A wind tunnel study of air flow in waving wheat : two-point velocity statistics

Two-point, space-time correlations of streamwise and vertical velocity were obtained from a wind tunnel simulation of an atmospheric surface layer with an underlying model wheat canopy constructed of flexible nylon stalks. Velocity data extend from 1/6 canopy height to several canopy heights, with in excess of 2000 three-dimensional vector separations of the two x-wire probes. Isocorrelation contours over an x, z slice show the streamwise velocity autocorrelation to be tilted approximately 18 degrees in a downwind direction, and the vertical velocity autocorrelation to be roughly circular, such that vertical velocities at the same horizontal position but different heights are closely in phase. Cross-correlations between the two velocity components reflect this difference to some extent. Lateral displacements of the probes revealed side lobes with correlations of reversed sign but we cannot positively link this pattern to particular vorticular structures.

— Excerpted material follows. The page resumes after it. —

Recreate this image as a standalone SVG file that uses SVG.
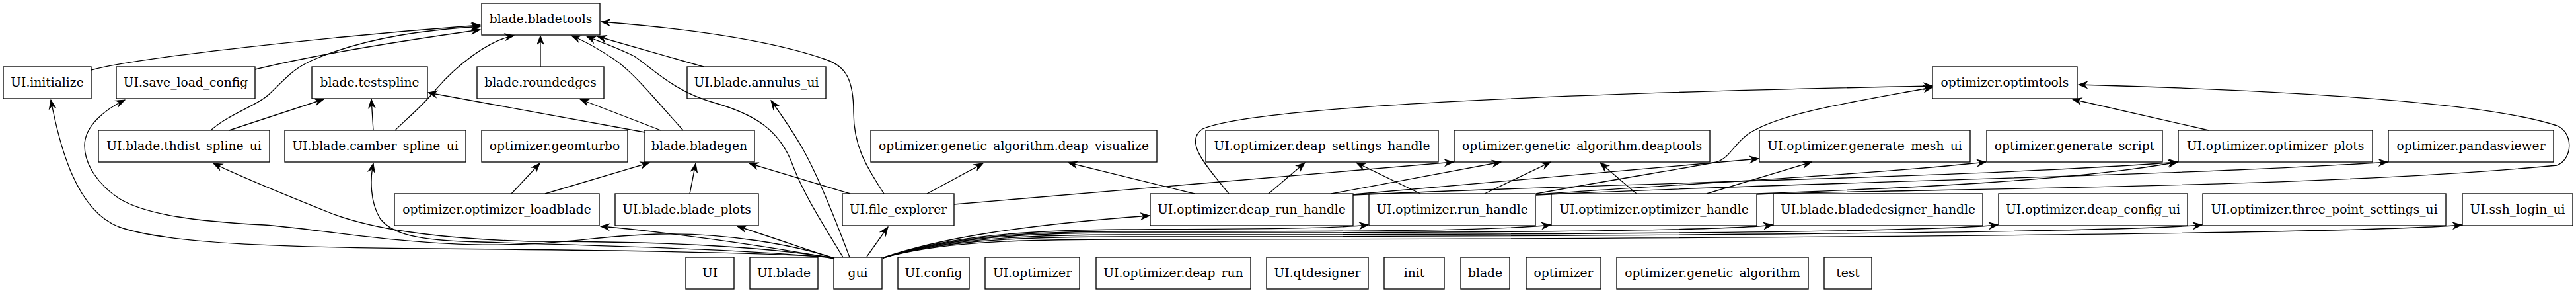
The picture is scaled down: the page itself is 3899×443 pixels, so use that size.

Integral length scales obtained directly from the spatial correlations match similar scales deduced from single-point time series with Taylor's hypothesis at 2 to 3 times the canopy height but greatly exceed such scales at lower levels, particularly within the wheat. We conclude that the reversed sign lateral lobes are important components of the correlation field and that an integral length scale for the lateral direction must be defined such that they are included. Convective velocities obtained from the time lag to optimally restore correlation lost by physical separation of the probes change only slowly with height and greatly exceed the mean wind velocity within and immediately above the canopy. Thus, mean wind velocity is not a suitable proxy for convective velocity in the application of Taylor's hypothesis in this situation. The ratio of vertical to longitudinal convective velocity for the streamwise velocity signal yields a downwind tilt angle of about 39 degrees which is probably a better estimate of the slope of the dominant fluid motions than the tilt of the major axis of the isocorrelation contours mentioned previously.